(Part of a data file)
____

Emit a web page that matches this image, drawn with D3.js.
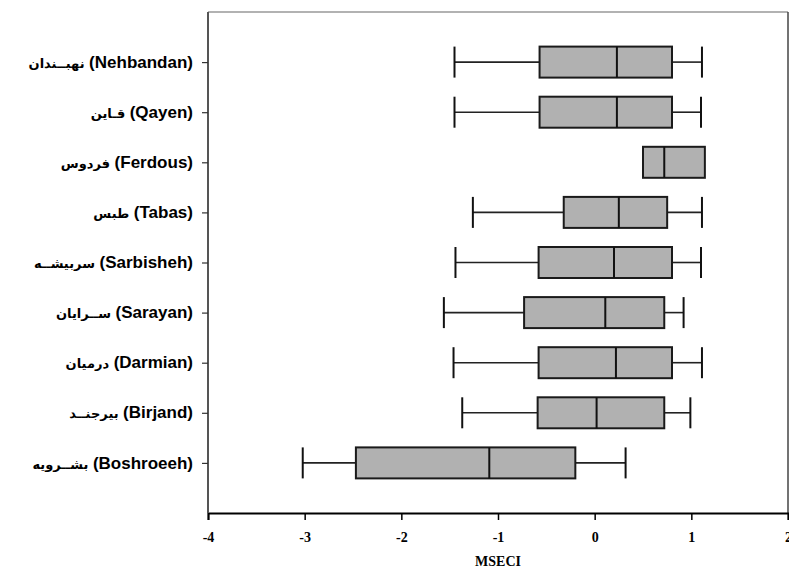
<!DOCTYPE html>
<html>
<head>
<meta charset="utf-8">
<script src="https://cdn.jsdelivr.net/npm/d3@7"></script>
<style>
  body { margin: 0; background: #fff; }
  svg { display: block; }
</style>
</head>
<body>
<svg id="chart" width="789" height="572"></svg>
<script>
// stations, top to bottom
const namesEn = ["Nehbandan", "Qayen", "Ferdous", "Tabas", "Sarbisheh", "Sarayan", "Darmian", "Birjand", "Boshroeeh"];
const namesFa = ["نهبــندان", "قـاین", "فردوس", "طبس", "سربیشــه", "ســرایان", "درمیان", "بیرجنــد", "بشــرویه"];

// box stats
const whiskerLow  = [-1.45, -1.45, 0.50, -1.26, -1.44, -1.56, -1.46, -1.37, -3.02];
const q1          = [-0.57, -0.57, 0.50, -0.32, -0.58, -0.73, -0.58, -0.59, -2.47];
const median      = [ 0.23,  0.23, 0.72,  0.25,  0.20,  0.11,  0.22,  0.02, -1.09];
const q3          = [ 0.80,  0.80, 1.14,  0.75,  0.80,  0.72,  0.80,  0.72, -0.20];
const whiskerHigh = [ 1.11,  1.10, 1.14,  1.11,  1.10,  0.92,  1.11,  0.99,  0.32];

const xTicks = [-4, -3, -2, -1, 0, 1, 2];

const rows = namesEn.map((n, i) => ({
  en: n, fa: namesFa[i],
  lo: whiskerLow[i], q1: q1[i], med: median[i], q3: q3[i], hi: whiskerHigh[i]
}));

const svg = d3.select("#chart");
const L = 208, R = 788, T = 12, B = 513;

const x = d3.scaleLinear().domain([-4, 2]).range([L, R]);
const y = d3.scalePoint().domain(namesEn).range([T, B]).padding(1);
const boxH = 31;

// frame (thin top/right)
svg.append("line").attr("x1", L).attr("x2", R).attr("y1", T).attr("y2", T)
  .attr("stroke", "#666").attr("stroke-width", 1.2);
svg.append("line").attr("x1", R).attr("x2", R).attr("y1", T).attr("y2", B)
  .attr("stroke", "#444").attr("stroke-width", 1.5);

// boxes
const g = svg.append("g");
const box = g.selectAll("g.box").data(rows).join("g").attr("class", "box")
  .attr("transform", d => `translate(0,${y(d.en)})`);

box.filter(d => d.lo < d.q1).append("line")
  .attr("x1", d => x(d.lo)).attr("x2", d => x(d.q1))
  .attr("stroke", "#222").attr("stroke-width", 1.6);
box.filter(d => d.hi > d.q3).append("line")
  .attr("x1", d => x(d.q3)).attr("x2", d => x(d.hi))
  .attr("stroke", "#222").attr("stroke-width", 1.6);
box.filter(d => d.lo < d.q1).append("line")
  .attr("x1", d => x(d.lo)).attr("x2", d => x(d.lo))
  .attr("y1", -boxH / 2).attr("y2", boxH / 2)
  .attr("stroke", "#111").attr("stroke-width", 2);
box.filter(d => d.hi > d.q3).append("line")
  .attr("x1", d => x(d.hi)).attr("x2", d => x(d.hi))
  .attr("y1", -boxH / 2).attr("y2", boxH / 2)
  .attr("stroke", "#111").attr("stroke-width", 2);

box.append("rect")
  .attr("x", d => x(d.q1)).attr("width", d => x(d.q3) - x(d.q1))
  .attr("y", -boxH / 2).attr("height", boxH)
  .attr("fill", "#b1b1b1").attr("stroke", "#1a1a1a").attr("stroke-width", 2);
box.append("line")
  .attr("x1", d => x(d.med)).attr("x2", d => x(d.med))
  .attr("y1", -boxH / 2).attr("y2", boxH / 2)
  .attr("stroke", "#111").attr("stroke-width", 2);

// x axis
const xAxis = svg.append("g").attr("transform", `translate(0,${B})`)
  .call(d3.axisBottom(x).tickValues(xTicks).tickSize(7).tickPadding(12).tickFormat(d => String(d)));
xAxis.select(".domain").attr("stroke", "#000").attr("stroke-width", 2);
xAxis.selectAll(".tick line").attr("stroke", "#000").attr("stroke-width", 1.5);
xAxis.selectAll(".tick text")
  .attr("font-family", "'Liberation Serif', 'Times New Roman', serif")
  .attr("font-weight", "bold").attr("font-size", 14).attr("fill", "#000");

svg.append("text").attr("x", (L + R) / 2).attr("y", 566)
  .attr("text-anchor", "middle")
  .attr("font-family", "'Liberation Serif', 'Times New Roman', serif")
  .attr("font-weight", "bold").attr("font-size", 14).text("MSECI");

// y axis
const yAxis = svg.append("g").attr("transform", `translate(${L},0)`)
  .call(d3.axisLeft(y).tickSize(6).tickFormat(""));
yAxis.select(".domain").attr("stroke", "#555").attr("stroke-width", 2)
  .attr("d", `M0,${T}V${B}`);
yAxis.selectAll(".tick line").attr("stroke", "#333").attr("stroke-width", 1.2);

const labels = svg.append("g").selectAll("text").data(rows).join("text")
  .attr("x", 193).attr("y", d => y(d.en)).attr("dy", "0.35em")
  .attr("text-anchor", "end").attr("fill", "#000");
labels.append("tspan")
  .attr("font-family", "'DejaVu Sans', sans-serif").attr("font-weight", "bold")
  .attr("font-size", 13).text(d => d.fa + " ");
labels.append("tspan")
  .attr("font-family", "'Liberation Sans', Arial, sans-serif").attr("font-weight", "bold")
  .attr("font-size", 17).text(d => "(" + d.en + ")");
</script>
</body>
</html>
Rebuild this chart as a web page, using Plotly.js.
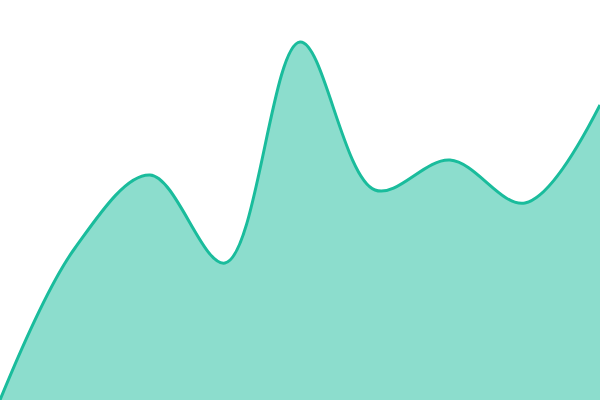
<!DOCTYPE html>
<html>
<head>
<meta charset="utf-8">
<script src="https://cdn.plot.ly/plotly-3.0.1.min.js"></script>
<style>
  html, body { margin: 0; padding: 0; background: #fff; }
  #chart { width: 600px; height: 400px; }
</style>
</head>
<body>
<div id="chart"></div>
<script>
// one point per step along the x axis
const steps = [0, 1, 2, 3, 4, 5, 6, 7, 8];
const values = [0, 152, 225, 137, 358, 210, 240, 197, 295];

const trace = {
  x: steps,
  y: values,
  type: "scatter",
  mode: "lines",
  fill: "tozeroy",
  fillcolor: "rgba(26, 188, 156, 0.5)",
  line: { color: "#1abc9c", width: 3, shape: "spline", smoothing: 1 },
  hoverinfo: "none",
};

const layout = {
  width: 600,
  height: 400,
  margin: { t: 0, b: 0, l: 0, r: 0 },
  paper_bgcolor: "#fff",
  plot_bgcolor: "#fff",
  showlegend: false,
  xaxis: { range: [0, 8], visible: false, fixedrange: true },
  yaxis: { range: [0, 400], visible: false, fixedrange: true },
};

Plotly.newPlot("chart", [trace], layout, { displayModeBar: false, staticPlot: true });
</script>
</body>
</html>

____

To be done: Make a word-for-word copy of the entries, without any pictures.

The solution:
Emit a web page that matches this image, drawn with D3.js.
<!DOCTYPE html>
<html>
<head>
<meta charset="utf-8">
<script src="https://cdn.jsdelivr.net/npm/d3@7"></script>
<style>
  body { margin: 0; background: #fff; }
  svg { display: block; }
</style>
</head>
<body>
<svg id="chart" width="789" height="572"></svg>
<script>
// stations, top to bottom
const namesEn = ["Nehbandan", "Qayen", "Ferdous", "Tabas", "Sarbisheh", "Sarayan", "Darmian", "Birjand", "Boshroeeh"];
const namesFa = ["نهبــندان", "قـاین", "فردوس", "طبس", "سربیشــه", "ســرایان", "درمیان", "بیرجنــد", "بشــرویه"];

// box stats
const whiskerLow  = [-1.45, -1.45, 0.50, -1.26, -1.44, -1.56, -1.46, -1.37, -3.02];
const q1          = [-0.57, -0.57, 0.50, -0.32, -0.58, -0.73, -0.58, -0.59, -2.47];
const median      = [ 0.23,  0.23, 0.72,  0.25,  0.20,  0.11,  0.22,  0.02, -1.09];
const q3          = [ 0.80,  0.80, 1.14,  0.75,  0.80,  0.72,  0.80,  0.72, -0.20];
const whiskerHigh = [ 1.11,  1.10, 1.14,  1.11,  1.10,  0.92,  1.11,  0.99,  0.32];

const xTicks = [-4, -3, -2, -1, 0, 1, 2];

const rows = namesEn.map((n, i) => ({
  en: n, fa: namesFa[i],
  lo: whiskerLow[i], q1: q1[i], med: median[i], q3: q3[i], hi: whiskerHigh[i]
}));

const svg = d3.select("#chart");
const L = 208, R = 788, T = 12, B = 513;

const x = d3.scaleLinear().domain([-4, 2]).range([L, R]);
const y = d3.scalePoint().domain(namesEn).range([T, B]).padding(1);
const boxH = 31;

// frame (thin top/right)
svg.append("line").attr("x1", L).attr("x2", R).attr("y1", T).attr("y2", T)
  .attr("stroke", "#666").attr("stroke-width", 1.2);
svg.append("line").attr("x1", R).attr("x2", R).attr("y1", T).attr("y2", B)
  .attr("stroke", "#444").attr("stroke-width", 1.5);

// boxes
const g = svg.append("g");
const box = g.selectAll("g.box").data(rows).join("g").attr("class", "box")
  .attr("transform", d => `translate(0,${y(d.en)})`);

box.filter(d => d.lo < d.q1).append("line")
  .attr("x1", d => x(d.lo)).attr("x2", d => x(d.q1))
  .attr("stroke", "#222").attr("stroke-width", 1.6);
box.filter(d => d.hi > d.q3).append("line")
  .attr("x1", d => x(d.q3)).attr("x2", d => x(d.hi))
  .attr("stroke", "#222").attr("stroke-width", 1.6);
box.filter(d => d.lo < d.q1).append("line")
  .attr("x1", d => x(d.lo)).attr("x2", d => x(d.lo))
  .attr("y1", -boxH / 2).attr("y2", boxH / 2)
  .attr("stroke", "#111").attr("stroke-width", 2);
box.filter(d => d.hi > d.q3).append("line")
  .attr("x1", d => x(d.hi)).attr("x2", d => x(d.hi))
  .attr("y1", -boxH / 2).attr("y2", boxH / 2)
  .attr("stroke", "#111").attr("stroke-width", 2);

box.append("rect")
  .attr("x", d => x(d.q1)).attr("width", d => x(d.q3) - x(d.q1))
  .attr("y", -boxH / 2).attr("height", boxH)
  .attr("fill", "#b1b1b1").attr("stroke", "#1a1a1a").attr("stroke-width", 2);
box.append("line")
  .attr("x1", d => x(d.med)).attr("x2", d => x(d.med))
  .attr("y1", -boxH / 2).attr("y2", boxH / 2)
  .attr("stroke", "#111").attr("stroke-width", 2);

// x axis
const xAxis = svg.append("g").attr("transform", `translate(0,${B})`)
  .call(d3.axisBottom(x).tickValues(xTicks).tickSize(7).tickPadding(12).tickFormat(d => String(d)));
xAxis.select(".domain").attr("stroke", "#000").attr("stroke-width", 2);
xAxis.selectAll(".tick line").attr("stroke", "#000").attr("stroke-width", 1.5);
xAxis.selectAll(".tick text")
  .attr("font-family", "'Liberation Serif', 'Times New Roman', serif")
  .attr("font-weight", "bold").attr("font-size", 14).attr("fill", "#000");

svg.append("text").attr("x", (L + R) / 2).attr("y", 566)
  .attr("text-anchor", "middle")
  .attr("font-family", "'Liberation Serif', 'Times New Roman', serif")
  .attr("font-weight", "bold").attr("font-size", 14).text("MSECI");

// y axis
const yAxis = svg.append("g").attr("transform", `translate(${L},0)`)
  .call(d3.axisLeft(y).tickSize(6).tickFormat(""));
yAxis.select(".domain").attr("stroke", "#555").attr("stroke-width", 2)
  .attr("d", `M0,${T}V${B}`);
yAxis.selectAll(".tick line").attr("stroke", "#333").attr("stroke-width", 1.2);

const labels = svg.append("g").selectAll("text").data(rows).join("text")
  .attr("x", 193).attr("y", d => y(d.en)).attr("dy", "0.35em")
  .attr("text-anchor", "end").attr("fill", "#000");
labels.append("tspan")
  .attr("font-family", "'DejaVu Sans', sans-serif").attr("font-weight", "bold")
  .attr("font-size", 13).text(d => d.fa + " ");
labels.append("tspan")
  .attr("font-family", "'Liberation Sans', Arial, sans-serif").attr("font-weight", "bold")
  .attr("font-size", 17).text(d => "(" + d.en + ")");
</script>
</body>
</html>
Rebuild this chart as a web page, using Plotly.js.
<!DOCTYPE html>
<html>
<head>
<meta charset="utf-8">
<script src="https://cdn.plot.ly/plotly-3.0.1.min.js"></script>
<style>
  html, body { margin: 0; padding: 0; background: #fff; }
  #chart { width: 600px; height: 400px; }
</style>
</head>
<body>
<div id="chart"></div>
<script>
// one point per step along the x axis
const steps = [0, 1, 2, 3, 4, 5, 6, 7, 8];
const values = [0, 152, 225, 137, 358, 210, 240, 197, 295];

const trace = {
  x: steps,
  y: values,
  type: "scatter",
  mode: "lines",
  fill: "tozeroy",
  fillcolor: "rgba(26, 188, 156, 0.5)",
  line: { color: "#1abc9c", width: 3, shape: "spline", smoothing: 1 },
  hoverinfo: "none",
};

const layout = {
  width: 600,
  height: 400,
  margin: { t: 0, b: 0, l: 0, r: 0 },
  paper_bgcolor: "#fff",
  plot_bgcolor: "#fff",
  showlegend: false,
  xaxis: { range: [0, 8], visible: false, fixedrange: true },
  yaxis: { range: [0, 400], visible: false, fixedrange: true },
};

Plotly.newPlot("chart", [trace], layout, { displayModeBar: false, staticPlot: true });
</script>
</body>
</html>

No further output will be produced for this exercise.